Sunday, June 20, 2021

Tribeca ’21: Settlers

Dirt-farming on Mars makes Uncle Owen & Aunt Beru’s Tatooine farm look lush and luxurious. However, for Remmy’s family, there is no alternative. Frankly, following undisclosed wars and natural disasters, they are looking to have a reasonably sustainable home. That is probably why mysterious outlaws try to take it for themselves in screenwriter-director Wyatt Rockefeller’s Settlers, which screens as part of this year’s Tribeca Film Festival.

Remmy is happy living with her father Reza and mother Ilsa, even though they never see another soul—and apparently never expect to.
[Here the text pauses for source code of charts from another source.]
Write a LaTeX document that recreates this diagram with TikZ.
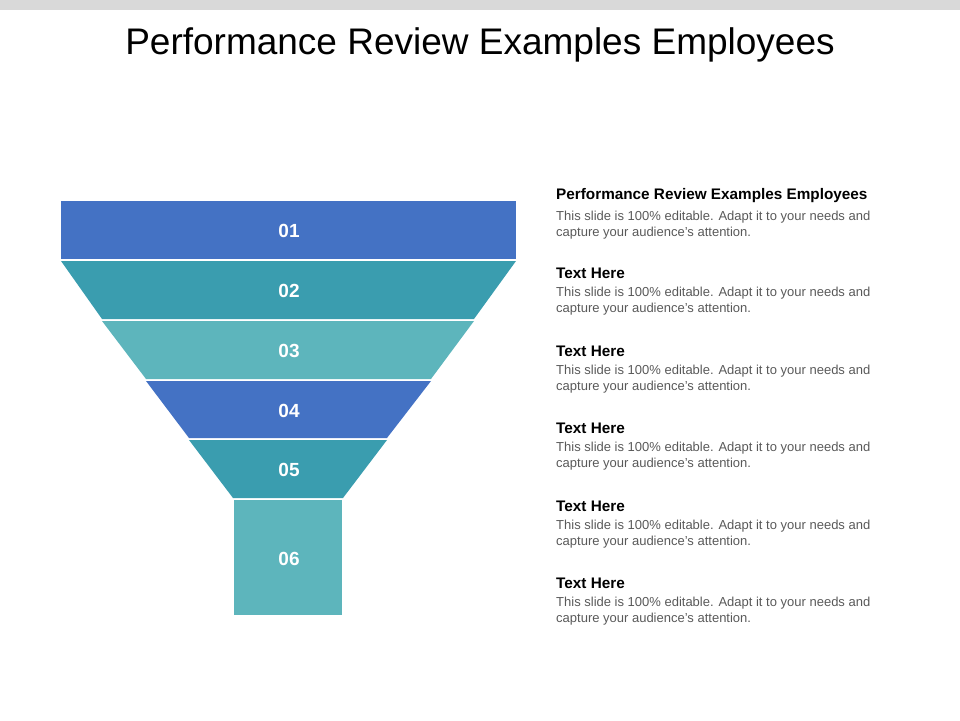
\documentclass[tikz,border=0pt]{standalone}
\usepackage{fontspec}
\setmainfont{Liberation Sans}
\usepackage{xcolor}
\usetikzlibrary{positioning, calc}
\definecolor{fblue}{HTML}{4472C4}
\definecolor{fteal}{HTML}{3A9DAF}
\definecolor{flight}{HTML}{5DB5BC}

\begin{document}
\begin{tikzpicture}[x=1pt, y=-1pt,
    band/.style={fill=#1, draw=none},
    num/.style={font=\fontsize{19}{22}\selectfont\bfseries, text=white},
    head/.style={anchor=west, font=\fontsize{15.3}{17}\selectfont\bfseries, inner sep=0pt},
    body/.style={font=\fontsize{13}{16}\selectfont, text=black!65,
        align=left, inner sep=0pt}
]
\useasboundingbox (0,0) rectangle (960,720);
\fill[black!15] (0,0) rectangle (960,10);

% Title
\node[font=\fontsize{37}{42}\selectfont] (title) at (480,45) {Performance Review Examples Employees};

% Funnel bands
\fill[band=fblue] (61,201) rectangle (516,259);
\fill[band=fteal] (61,261) -- (516,261) -- (474,319) -- (102,319) -- cycle;
\fill[band=flight] (102,321) -- (474,321) -- (431,379) -- (146,379) -- cycle;
\fill[band=fblue] (146,381) -- (431,381) -- (387,438) -- (189,438) -- cycle;
\fill[band=fteal] (189,440) -- (387,440) -- (343,498) -- (233,498) -- cycle;
\fill[band=flight] (234,500) rectangle (342,615);

% Band numbers
\foreach \n/\y in {01/231, 02/291, 03/351, 04/411, 05/470, 06/559}
  \node[num] (n\n) at (289,\y) {\n};

% Text column
\foreach \i/\y/\t in {1/196/Performance Review Examples Employees, 2/273/Text Here,
    3/351/Text Here, 4/428/Text Here, 5/506/Text Here, 6/583/Text Here} {
  \node[head] (h\i) at (556,\y) {\t};
  \node[body, below=8pt of h\i.south west, anchor=north west] (b\i)
    {This slide is 100\% editable. Adapt it to your needs and\\capture your audience's attention.};
}
\end{tikzpicture}
\end{document}
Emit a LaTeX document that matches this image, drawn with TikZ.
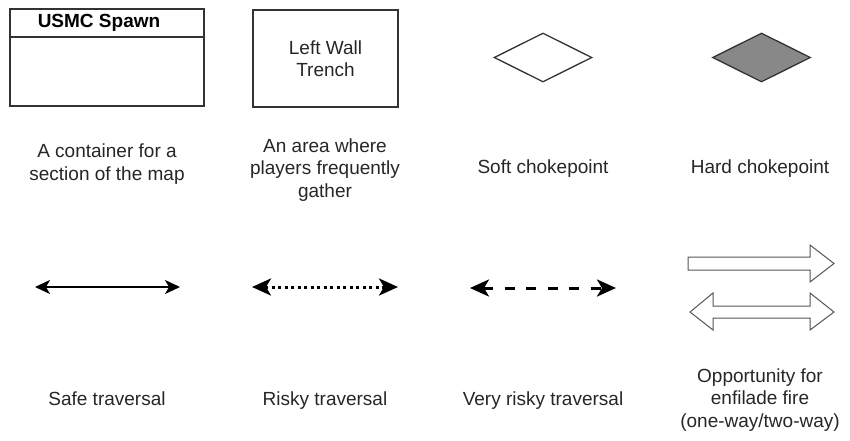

Then one fateful day, they find the word “leave” smeared across the environmentally reinforced window of their space-age farm house. Her parents fight hard during the siege that follows, but it tragically ends with a long, awkward period of “occupation.”

The invading Jerry seems to think their homestead was once his family’s property. Regardless, he has certainly taken it back. Understandably, Remmy is quite bitter about the situation. Socially withdrawing, she prefers the company of a farm droid. Jerry acts like it is little more than a Roomba vacuuming robot, but Remmy thinks it has more of a persona than that.

Settlers
is indeed Western-influenced science fiction, featuring futuristic homesteaders and outlaws, but it is definitely drawing from the slow, moody, and revisionist variety. Perversely, just about every significant event in the film happens off-screen. Initially, that builds a sense of mystery, but it grows frustrating over time.

However, the production design is truly stand-out award-deserving work. The farm-house and out-buildings look slightly ahead of our current time, but still somewhat lived-in and run-down. We rarely see sf like this. In some ways, the interiors even harken back to the original
Star Wars (we don’t call it “A New Hope” here).

The cast is also strong. Ismael Cruz Cordova keeps us completely off-balance with his intense but unpredictable performance as Jerry. Sofia Boutella probably does the best work we have ever seen from her as Ilsa. As the fatherly Reza, Jonny Lee Miller nicely helps create the family chemistry with her that will be so rudely interrupted. However, Rockefeller’s aesthetic and narrative choices actually make it harder for Brooklynn Prince and Nell Tiger Free to connect as Remmy (aged 9 and 18, respectively).

The pacing could also be described as laborious (when you don’t mind or notice a film taking its sweet time, you call it “meticulous” or “meditative” instead). The ambition and craftsmanship are admirable, but the storytelling needed help. Earning a conflicted mixed review (but not really a recommendation),
Settlers streams through June 23rd as part of this year’s Tribeca Film Festival.